Sur le plan littéraire, les auteurs qui ont imaginé des lieux dans lequel se développent des sociétés idéales sont nombreux, à commencer par Platon dans sa République. On pourrait aussi citer Rabelais avec son abbaye de Thélème mais aussi Voltaire avec Candide ou Sébastien Mercier dans L’an 2440 . Avec le Télémaque de Fénelon, nous avons un genre un peu particulier puisqu’on y décrit des pays existants (l’Orient) pour en vanter les mérites (en partie imaginés et fictifs) afin de mieux faire ressentir les travers de la société française. L’idéal est donc toujours ailleurs. D’où cette dérivation du mot utopie, qui finit par désigner un conte romanesque qui décrit des choses impossibles.

Mais revenons à Thomas More. Manifestement celui-ci connaissait Platon. On peut supposer aussi qu’il a été influencé par les récits des voyageurs qui venaient de découvrir le nouveau monde. Quand vous vivez dons une société qui ne vous satisfait pas, vous allez voir ailleurs et si vous ne pouvez pas vous déplacer, vous faites preuve d’imagination. N’est-ce pas là le propre de la littérature, inventer des rêves qu’on souhaite réalisables, même si on sait qu’ils sont du domaine de la fiction ? Enfin, comme dans tout le courant de la Renaissance, on retrouve chez More ce besoin de s’intéresser à l’homme (et beaucoup moins à Dieu). Au lieu d’attendre la fin du monde et la parousie pour découvrir un monde meilleur, autant s’atteler à le construire ici-bas.

Pauvre Thomas More, le moins que l’on puisse dire, c’est qu’il avait raison de vouloir fuir le lieu et l’époque où il vivait. Le 6 juillet 1535, il quitte la Tour de Londres où il a été emprisonné pendant quinze mois pour être décapité sur ordre du roi Henri VIII Tudor. (il aurait déclaré au bourreau : «Ayez l'obligeance de me donner la main pour monter, car pour descendre, je me débrouillerai bien tout seul !»)

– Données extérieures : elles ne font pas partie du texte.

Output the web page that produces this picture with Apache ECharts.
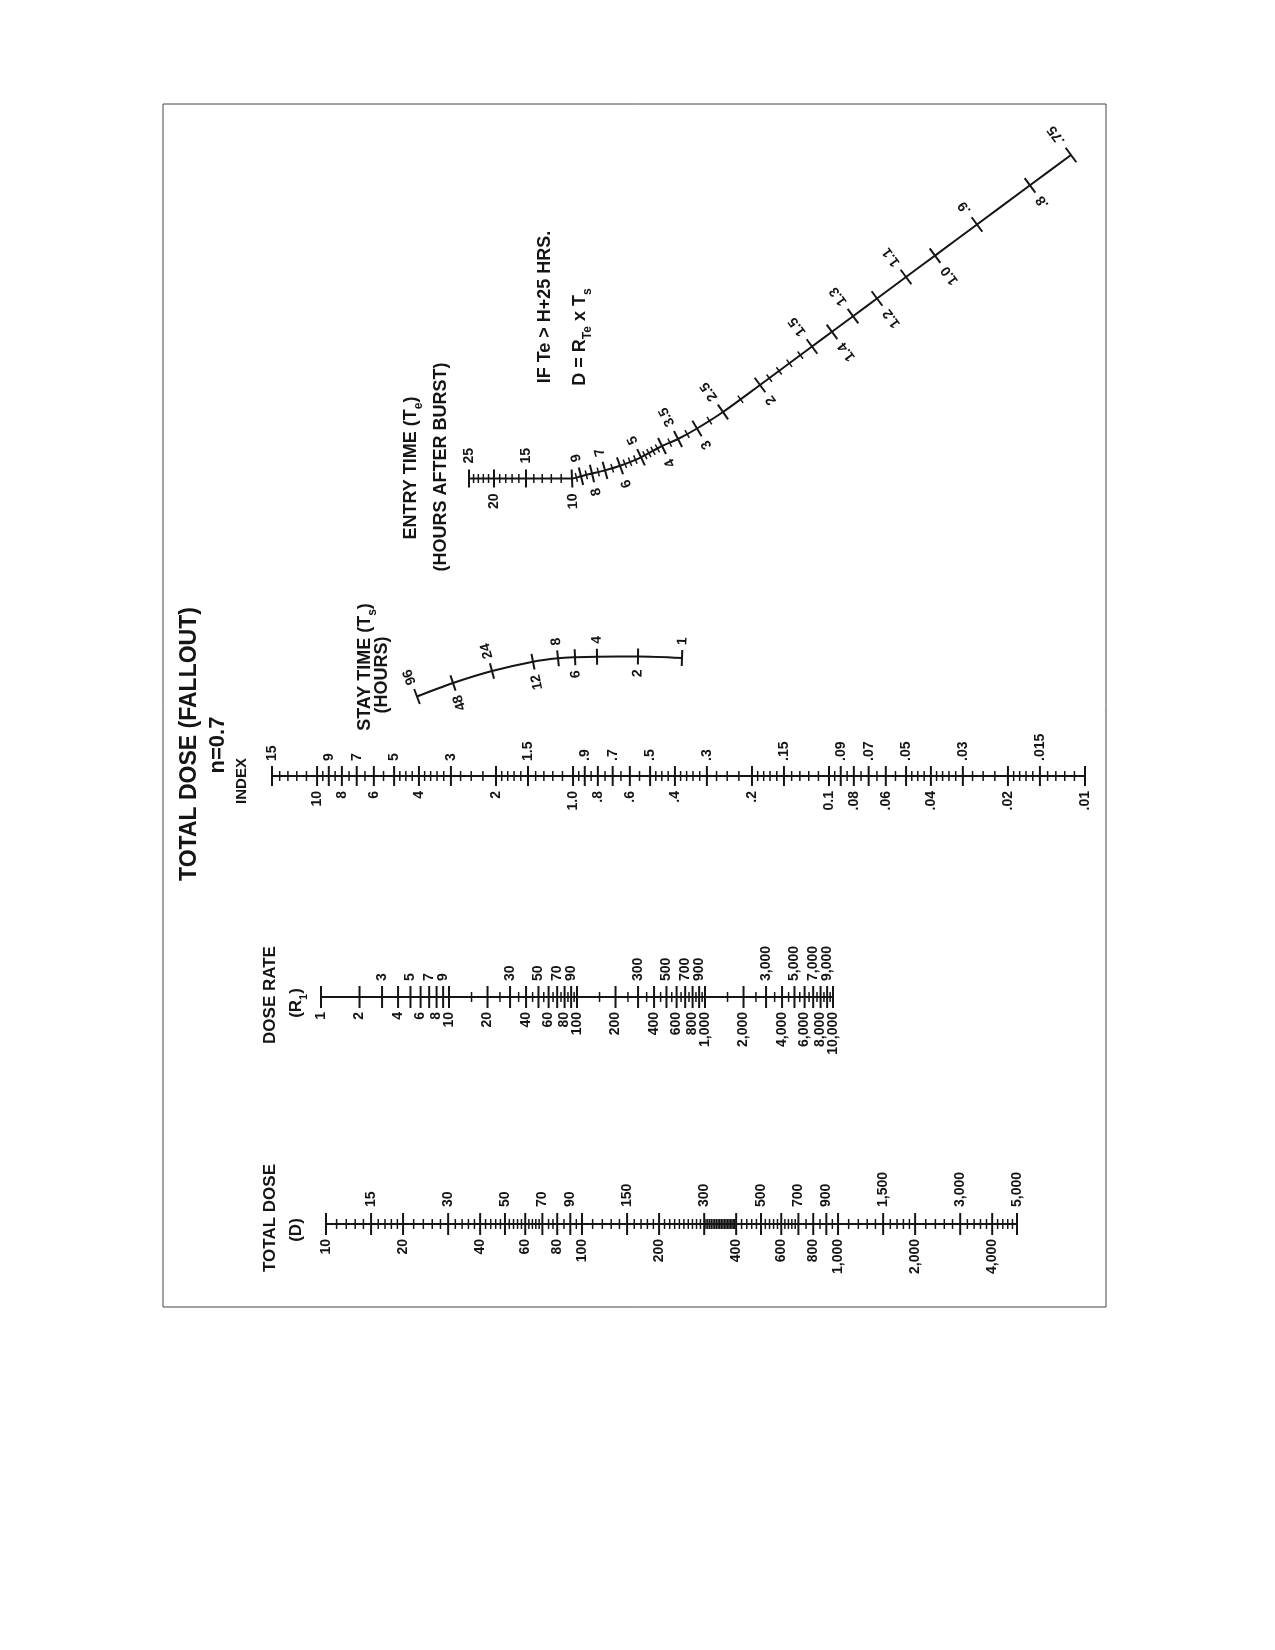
<!DOCTYPE html>
<html>
<head>
<meta charset="utf-8">
<script src="https://cdn.jsdelivr.net/npm/echarts@6/dist/echarts.min.js"></script>
<style>html,body{margin:0;padding:0;background:#fff}#chart{width:1275px;height:1650px}</style>
</head>
<body>
<div id="chart"></div>
<script>
// ---------------- DATA ----------------
// Total dose (D) scale
const doseLabelsBelow = [10, 20, 40, 60, 80, 100, 200, 400, 600, 800, 1000, 2000, 4000];
const doseLabelsAbove = [15, 30, 50, 70, 90, 150, 300, 500, 700, 900, 1500, 3000, 5000];
const doseMinorTicks = [11, 12, 13, 14, 16, 17, 18, 19, 22, 24, 26, 28, 32, 34, 36, 38, 42, 44, 46, 48,
  52, 54, 56, 58, 62, 64, 66, 68, 74, 77, 85, 95, 110, 120, 130, 140, 160, 170, 180, 190,
  210, 220, 230, 240, 250, 260, 270, 280, 290, 305, 310, 315, 320, 325, 330, 335, 340, 345, 350, 355, 360,
  365, 370, 375, 380, 385, 390, 395, 420, 440, 460, 480, 520, 540, 560, 580, 620, 640, 660, 680, 750, 850, 950,
  1100, 1200, 1300, 1400, 1600, 1700, 1800, 1900, 2200, 2400, 2600, 2800, 3200, 3400, 3600, 3800,
  4200, 4400, 4600, 4800];

// Dose rate (R1) scale
const rateLabelsBelow = [1, 2, 4, 6, 8, 10, 20, 40, 60, 80, 100, 200, 400, 600, 800, 1000, 2000, 4000, 6000, 8000, 10000];
const rateLabelsAbove = [3, 5, 7, 9, 30, 50, 70, 90, 300, 500, 700, 900, 3000, 5000, 7000, 9000];
const rateMinorTicks = [15, 25, 35, 45, 55, 65, 75, 85, 95, 150, 250, 350, 450, 550, 650, 750, 850, 950,
  1500, 2500, 3500, 4500, 5500, 6500, 7500, 8500, 9500];

// Index scale
const indexLabelsBelow = [10, 8, 6, 4, 2, 1, 0.8, 0.6, 0.4, 0.2, 0.1, 0.08, 0.06, 0.04, 0.02, 0.01];
const indexTextBelow = ['10', '8', '6', '4', '2', '1.0', '.8', '.6', '.4', '.2', '0.1', '.08', '.06', '.04', '.02', '.01'];
const indexLabelsAbove = [15, 9, 7, 5, 3, 1.5, 0.9, 0.7, 0.5, 0.3, 0.15, 0.09, 0.07, 0.05, 0.03, 0.015];
const indexTextAbove = ['15', '9', '7', '5', '3', '1.5', '.9', '.7', '.5', '.3', '.15', '.09', '.07', '.05', '.03', '.015'];
const indexMinorMantissas = [1.1, 1.2, 1.3, 1.4, 1.6, 1.7, 1.8, 1.9, 2.25, 2.5, 2.75, 3.2, 3.4, 3.6, 3.8, 4.25, 4.5, 4.75, 5.5, 6.5, 7.5, 8.5, 9.5];
const indexDecades = [0.01, 0.1, 1, 10];

// Stay time (Ts) curved scale: values and their points in the nomogram plane
const stayTimeValues = [96, 48, 24, 12, 8, 6, 4, 2, 1];
const stayTimeText = ['96', '48', '24', '12', '8', '6', '4', '2', '1'];
const stayTimePlaneX = [417, 453, 492, 533, 558, 575, 597, 638, 682];
const stayTimePlaneY = [696.5, 683, 671, 661.7, 658.3, 657.3, 656.7, 656.5, 658];

// Entry time (Te) curved scale
const entryTimeValues = [25, 20, 15, 10, 9, 8, 7, 6, 5, 4, 3.5, 3, 2.5, 2, 1.5, 1.4, 1.3, 1.2, 1.1, 1.0, 0.9, 0.8, 0.75];
const entryTimeText = ['25', '20', '15', '10', '9', '8', '7', '6', '5', '4', '3.5', '3', '2.5', '2', '1.5', '1.4', '1.3', '1.2', '1.1', '1.0', '.9', '.8', '.75'];
const entryTimePlaneX = [469, 494, 526, 572, 581, 592, 605, 620, 641, 662, 678, 697, 723, 760, 812, 832, 853, 877, 906, 935, 977, 1030, 1071];
const entryTimePlaneY = [478.5, 478.5, 478.5, 478.5, 476.2, 473.5, 470.4, 465.8, 457.3, 446, 439, 428.5, 412, 385, 346.5, 331.8, 316.2, 298.5, 277, 255.6, 224.5, 185.3, 155];
const entryTimeMinorTicks = [24, 23, 22, 21, 19, 18, 17, 16, 14, 13, 12, 11, 9.5, 8.5, 7.5, 6.5, 5.75, 5.5, 5.25,
  4.8, 4.6, 4.4, 4.2, 3.75, 3.25, 2.75, 2.25, 1.9, 1.8, 1.7, 1.6];

// ---------------- RENDER ----------------
const FONT = '"Liberation Sans", Arial, Helvetica, sans-serif';
const INK = '#151515';
const fmtNum = v => v.toLocaleString('en-US');

const indexMinorTicks = [];
indexDecades.forEach(d => indexMinorMantissas.forEach(m => {
  const v = +(m * d).toPrecision(6);
  if (v < 15) indexMinorTicks.push(v);
}));

function straightScaleSeries(axisIdx, belowVals, belowTxt, aboveVals, aboveTxt, minorVals, cfg) {
  const ticks = [];
  belowVals.forEach((v, i) => ticks.push({ v, text: belowTxt[i], side: 1, major: true }));
  aboveVals.forEach((v, i) => ticks.push({ v, text: aboveTxt[i], side: -1, major: true }));
  minorVals.forEach(v => ticks.push({ v, major: false }));
  return {
    type: 'custom', xAxisIndex: axisIdx, yAxisIndex: axisIdx, silent: true, clip: false, z: 5,
    data: ticks.map(t => [t.v, 0]),
    renderItem(params, api) {
      const t = ticks[params.dataIndex];
      const p = api.coord([t.v, 0]);
      const len = t.major ? cfg.major : cfg.minor;
      const children = [{
        type: 'line',
        shape: { x1: p[0], y1: p[1] - len, x2: p[0], y2: p[1] + len },
        style: { stroke: INK, lineWidth: t.major ? 2 : 1.5 }
      }];
      if (t.text) {
        const gap = t.side > 0 ? cfg.gapBelow : cfg.gapAbove;
        children.push({
          type: 'text', x: p[0], y: p[1] + t.side * gap, rotation: Math.PI / 2,
          style: {
            text: t.text, fill: INK, font: 'bold ' + cfg.font + 'px ' + FONT,
            align: t.side > 0 ? 'right' : 'left', verticalAlign: 'middle'
          }
        });
      }
      return { type: 'group', children };
    }
  };
}

function curveScaleSeries(vals, texts, xs, ys, minorVals, cfg) {
  const ticks = [];
  vals.forEach((v, i) => ticks.push({
    x: xs[i], y: ys[i], i, major: true, text: texts[i], side: i % 2 === 0 ? -1 : 1
  }));
  minorVals.forEach(v => {
    for (let k = 0; k < vals.length - 1; k++) {
      const a = vals[k], b = vals[k + 1];
      if ((a - v) * (v - b) > 0) {
        const t = Math.log(a / v) / Math.log(a / b);
        ticks.push({ x: xs[k] + t * (xs[k + 1] - xs[k]), y: ys[k] + t * (ys[k + 1] - ys[k]), k, major: false });
        break;
      }
    }
  });
  return {
    type: 'custom', xAxisIndex: 0, yAxisIndex: 0, silent: true, clip: false, z: 5,
    data: ticks.map(t => [t.x, t.y]),
    renderItem(params, api) {
      const tk = ticks[params.dataIndex];
      const p = api.coord([tk.x, tk.y]);
      let i0, i1;
      if (tk.major) { i0 = Math.max(0, tk.i - 1); i1 = Math.min(vals.length - 1, tk.i + 1); }
      else { i0 = tk.k; i1 = tk.k + 1; }
      const pa = api.coord([xs[i0], ys[i0]]), pb = api.coord([xs[i1], ys[i1]]);
      let dx = pb[0] - pa[0], dy = pb[1] - pa[1];
      const L = Math.hypot(dx, dy) || 1; dx /= L; dy /= L;
      const nx = dy, ny = -dx; // normal on the "upper" side
      const len = tk.major ? cfg.major : cfg.minor;
      const children = [{
        type: 'line',
        shape: { x1: p[0] - nx * len, y1: p[1] - ny * len, x2: p[0] + nx * len, y2: p[1] + ny * len },
        style: { stroke: INK, lineWidth: tk.major ? 2 : 1.5 }
      }];
      if (tk.text) {
        const s = tk.side < 0 ? 1 : -1;
        children.push({
          type: 'text', x: p[0] + s * nx * cfg.gap, y: p[1] + s * ny * cfg.gap,
          rotation: Math.atan2(-ny, nx),
          style: {
            text: tk.text, fill: INK, font: 'bold ' + cfg.font + 'px ' + FONT,
            align: tk.side < 0 ? 'left' : 'right', verticalAlign: 'middle'
          }
        });
      }
      return { type: 'group', children };
    }
  };
}

function axisLineSeries(axisIdx, min, max) {
  return {
    type: 'line', xAxisIndex: axisIdx, yAxisIndex: axisIdx, silent: true, symbol: 'none',
    data: [[min, 0], [max, 0]], lineStyle: { color: INK, width: 2 }, z: 4
  };
}

function curveLineSeries(xs, ys) {
  return {
    type: 'line', xAxisIndex: 0, yAxisIndex: 0, silent: true, symbol: 'none', smooth: 0.3,
    data: xs.map((x, i) => [x, ys[i]]), lineStyle: { color: INK, width: 2 }, z: 4
  };
}

function rotText(x, y, text, size, rich) {
  const style = {
    text, fill: INK, font: 'bold ' + size + 'px ' + FONT,
    align: 'center', verticalAlign: 'middle', textAlign: 'center', textVerticalAlign: 'middle'
  };
  if (rich) style.rich = rich;
  return { type: 'text', x, y, rotation: Math.PI / 2, style, silent: true };
}
const subRich = size => ({
  n: { fontSize: size, fontWeight: 'bold', fontFamily: FONT, lineHeight: size + 10, verticalAlign: 'middle', color: INK },
  s: { fontSize: Math.round(size * 0.65), fontWeight: 'bold', fontFamily: FONT, lineHeight: size + 10, verticalAlign: 'bottom', color: INK }
});

const hiddenAxis = { show: false };
const logAxis = (idx, min, max, inverse) => ({
  gridIndex: idx, type: 'log', logBase: 10, min, max, inverse: !!inverse,
  axisLine: { show: false }, axisTick: { show: false }, axisLabel: { show: false }, splitLine: { show: false }
});

const option = {
  animation: false,
  backgroundColor: '#fff',
  grid: [
    { left: 0, top: 0, width: 1275, height: 1650, containLabel: false, outerBoundsMode: 'none' },
    { left: 326, top: 1204, width: 691, height: 40, containLabel: false, outerBoundsMode: 'none' },
    { left: 321, top: 977, width: 512, height: 40, containLabel: false, outerBoundsMode: 'none' },
    { left: 272, top: 756, width: 813, height: 40, containLabel: false, outerBoundsMode: 'none' }
  ],
  xAxis: [
    Object.assign({ gridIndex: 0, type: 'value', min: 0, max: 1275 }, hiddenAxis),
    logAxis(1, 10, 5000),
    logAxis(2, 1, 10000),
    logAxis(3, 0.01, 15, true)
  ],
  yAxis: [
    Object.assign({ gridIndex: 0, type: 'value', min: 0, max: 1650, inverse: true }, hiddenAxis),
    Object.assign({ gridIndex: 1, type: 'value', min: -1, max: 1 }, hiddenAxis),
    Object.assign({ gridIndex: 2, type: 'value', min: -1, max: 1 }, hiddenAxis),
    Object.assign({ gridIndex: 3, type: 'value', min: -1, max: 1 }, hiddenAxis)
  ],
  graphic: [
    { type: 'rect', shape: { x: 163, y: 104, width: 943, height: 1203 }, style: { fill: 'none', stroke: '#444', lineWidth: 1 }, silent: true },
    rotText(190, 744, 'TOTAL DOSE (FALLOUT)', 23),
    rotText(218, 745, 'n=0.7', 22),
    rotText(242, 781, 'INDEX', 15),
    rotText(270, 1218, 'TOTAL DOSE', 17),
    rotText(296, 1230, '(D)', 17),
    rotText(270, 995, 'DOSE RATE', 17),
    rotText(296, 1003, '{n|(R}{s|1}{n|)}', 17, subRich(17)),
    rotText(365, 667, '{n|STAY TIME (T}{s|s}{n|)}', 18, subRich(18)),
    rotText(382, 675, '(HOURS)', 18),
    rotText(411, 468, '{n|ENTRY TIME (T}{s|e}{n|)}', 18, subRich(18)),
    rotText(441, 467, '(HOURS AFTER BURST)', 18),
    rotText(545, 307, 'IF Te > H+25 HRS.', 18),
    rotText(580, 337, '{n|D = R}{s|Te}{n| x T}{s|s}', 18, subRich(18))
  ],
  series: [
    axisLineSeries(1, 10, 5000),
    straightScaleSeries(1, doseLabelsBelow, doseLabelsBelow.map(fmtNum), doseLabelsAbove, doseLabelsAbove.map(fmtNum), doseMinorTicks,
      { major: 11, minor: 5, gapAbove: 17, gapBelow: 15, font: 14 }),
    axisLineSeries(2, 1, 10000),
    straightScaleSeries(2, rateLabelsBelow, rateLabelsBelow.map(fmtNum), rateLabelsAbove, rateLabelsAbove.map(fmtNum), rateMinorTicks,
      { major: 11, minor: 5, gapAbove: 16, gapBelow: 15, font: 14 }),
    axisLineSeries(3, 0.01, 15),
    straightScaleSeries(3, indexLabelsBelow, indexTextBelow, indexLabelsAbove, indexTextAbove, indexMinorTicks,
      { major: 10, minor: 5, gapAbove: 15, gapBelow: 15, font: 14 }),
    curveLineSeries(stayTimePlaneX, stayTimePlaneY),
    curveScaleSeries(stayTimeValues, stayTimeText, stayTimePlaneX, stayTimePlaneY, [], { major: 8, minor: 4, gap: 13, font: 14 }),
    curveLineSeries(entryTimePlaneX, entryTimePlaneY),
    curveScaleSeries(entryTimeValues, entryTimeText, entryTimePlaneX, entryTimePlaneY, entryTimeMinorTicks, { major: 9, minor: 4.5, gap: 15, font: 14 })
  ]
};

const chart = echarts.init(document.getElementById('chart'), null, { renderer: 'canvas' });
chart.setOption(option);
</script>
</body>
</html>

Quelle faute avait-il donc commise ? Et bien aucune. Disons simplement qu’il avait déplu au prince. Celui-ci voulait rompre son mariage avec Catherine d’Aragon, qui ne lui avait pas donné de successeur mâle (on imagine en passant la douleur de ces femmes, mariées souvent contre leur gré pour des raisons politiques et qui se voyaient ainsi répudiées parce qu’elles ne parvenaient pas à avoir de garçons, alors qu’on sait aujourd’hui que c’est l’époux qui détermine ce genre de chose). Comme le pape tarde à donner son accord pour le divorce et que les choses pressent (la maîtresse, Anne Boleyn est enceinte et pourrait précisément offrir au trône cet héritier qui lui manque), le roi décide de se passer de son avis. L’archevêque de Canterbury déclare donc le premier mariage nul et marie Henri VIII et Anne Boleyn. Aussitôt, la pape, furieux qu’on ait passé outre à ses décisions, excommunie le roi. Celui-ci réplique en rompant avec le Saint Siège. Il reste donc catholique mais considère le pape comme l’évêque de Rome, sans plus. C’est le début du schisme anglican, qui trouve finalement son origine dans une affaire privée, même s’il ne faut pas perdre de vue que c’est l’époque où Luther va commencer, en Allemagne, à s’opposer lui aussi aux excès du catholicisme. Notre pauvre Thomas More refuse de prêter serment entre les mains du chef de l’église anglicane et c’est ce qui lui vaut sa condamnation à mort. Triste fin, on en conviendra pour celui qui rêvait d’un monde meilleur, mais d’un autre côté on se dit que c’est avec une intuition incroyable de son destin qu’il avait auparavant imaginé une société où les hommes vivraient enfin en harmonie.

Cet ailleurs est finalement celui de tous les poètes, c’est un monde perdu ou à venir, un monde parallèle au nôtre et que l’on souhaiterait parfois voir vraiment arriver.